Samstag, 26. Mai, Abschied

Veröffentlicht auf von Marie

Die besten Zeiten sind wirklich vorbei! So habe ich mich in der letzten Nacht gefühlt, nicht nur ob meiner maroden Gebeine. Lautstark telefoniert ein Stockwerk schräg über mir ein Herr. Inzwischen ist es weit nach Mitternacht und das Gespräch dauert bereits mehr als zwei Stunden. Wahrscheinlich ist eine Frau am anderen Ende der Leitung. Natürlich hat besagter Herr die Balkontür offen wegen der leicht schwülen Wärme. Ich höre erheblich mehr über diesen Menschen als ich wissen möchte. Irgendwann habe ich die Nase voll und marschiere hoch. Da aber meine Koffer schon gepackt sind – mit Bademantel, Badeschlappen, etc. – stehe ich im Nachthemd vor der Tür, hellblau-weiß gepunktet und von knapp über Busen bis sehr knapp unter Po reichend. Ich klopfe und die Tür wird aufgerissen. Sehr höflich bitte ich um das Schließen der Balkontür. Sogar ein Lächeln bringe ich zustande. Die Tür wird zugeknallt. Mann, Mann, Mann! Anscheinend sehe ich so alt aus, wie ich mich morgens oft fühle. Zurück im Bett stelle ich fest, dass das Telefonat nur noch sehr leise fortgeführt wird. Dafür randalieren ein paar Betrunkene unten auf der Straße. Die Vorfreude auf die Heimat steigt mit jeder schlaflosen Minute.

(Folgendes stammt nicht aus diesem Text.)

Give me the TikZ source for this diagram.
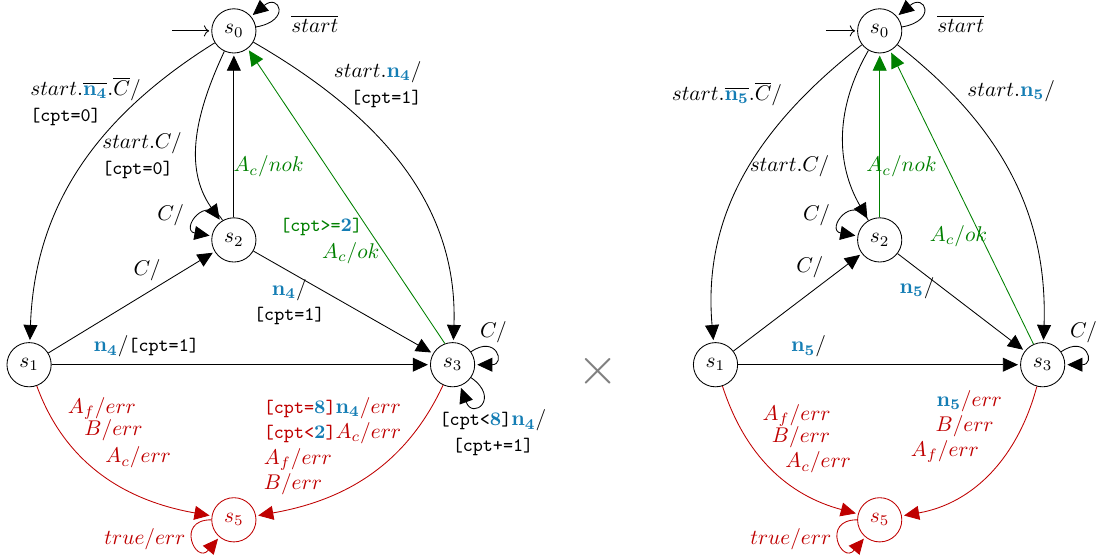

Zum Frühstück haben wir uns alle für 7 Uhr verabredet. Zwei von uns sind schon gestern gefahren, die quirlige Sächsin, hinter deren sanft scheinender Fassade so viel Energie und Klarheit wachen, und unsere supercoole Tattoo-Oma. Der Rest sitzt weit weniger lustig als sonst am dürftigen Frühstückstisch. Irgendwie drückt der Abschied uns allen aufs Gemüt. Dass unsere lustigen, ernsten Gespräche, unser schier am Boden-Liegen-vor-Lachen und die sensiblen Worte, wenn´s mal wieder ganz unrund läuft, dass unsere verschworene Truppe jetzt für immer auseinander geht, das nagt an jedem in irgendeiner Form. Einer nach dem Anderen macht sich auf den Weg: der sanftmütige Metzger, dessen strahlende Familie schon auf ihn wartet, die zierlich-asthmatische Dame, der vor Aufregung schon wieder der Atem stockt, die taffe Lady aus Potsdam, die immer so wirkt, als ob sie alle Probleme der Welt locker stemmen könnte und die mit sich selbst so hadert, der Borussia-Philosoph, der auffallend still geworden ist, die rheinische Frohnatur, die gestern noch ihr Auto in die Werkstatt bringen musste, weil ein halber toter Waschbär unter der Motorhaube lag, und „dat Ischias“, deren Warmherzigkeit mir vielleicht am meisten fehlen wird. Ich bleibe allein zurück.

Mein Zug geht erst in einer Stunde und mein Gepäck ist fix und fertig gepackt. So nutze ich die Gelegenheit, mich vom Fluss zu verabschieden, dessen wechselnde Farben, Geräusche und Gerüche in diesen Wochen den steten Hintergrund bildeten. Und während ich am Bootssteg sitze und über den Lauf des Lebens sinniere, höre ich hinter mir eine fröhliche Stimme, die mich ruft. Die schwarzhumorige Dame aus dem Sauerland mit dem Dauerschwindel wartet noch auf ihren Abholservice. Und so sitzen wir zu zweit und lassen den Fluss an uns vorüberziehen.

Der Zug, in dem ich kurz darauf sitze, fährt auf der anderen Fluss-Seite an der Klinik vorbei, deren hässliche Gebäude ich ein letztes Mal grüße. Ein Monat ist vergangen; das Grün der Wälder ist dunkel und satt geworden, die blühenden Rapsfelder haben sich in zartgrün wogende Flächen gewandelt. Nur der Fluss, in dessen kräuselnder Oberfläche sich der zartblaue Himmel und ein paar weiße Wölkchen spiegeln, ist gleich geblieben. Bin das nicht alles Ich?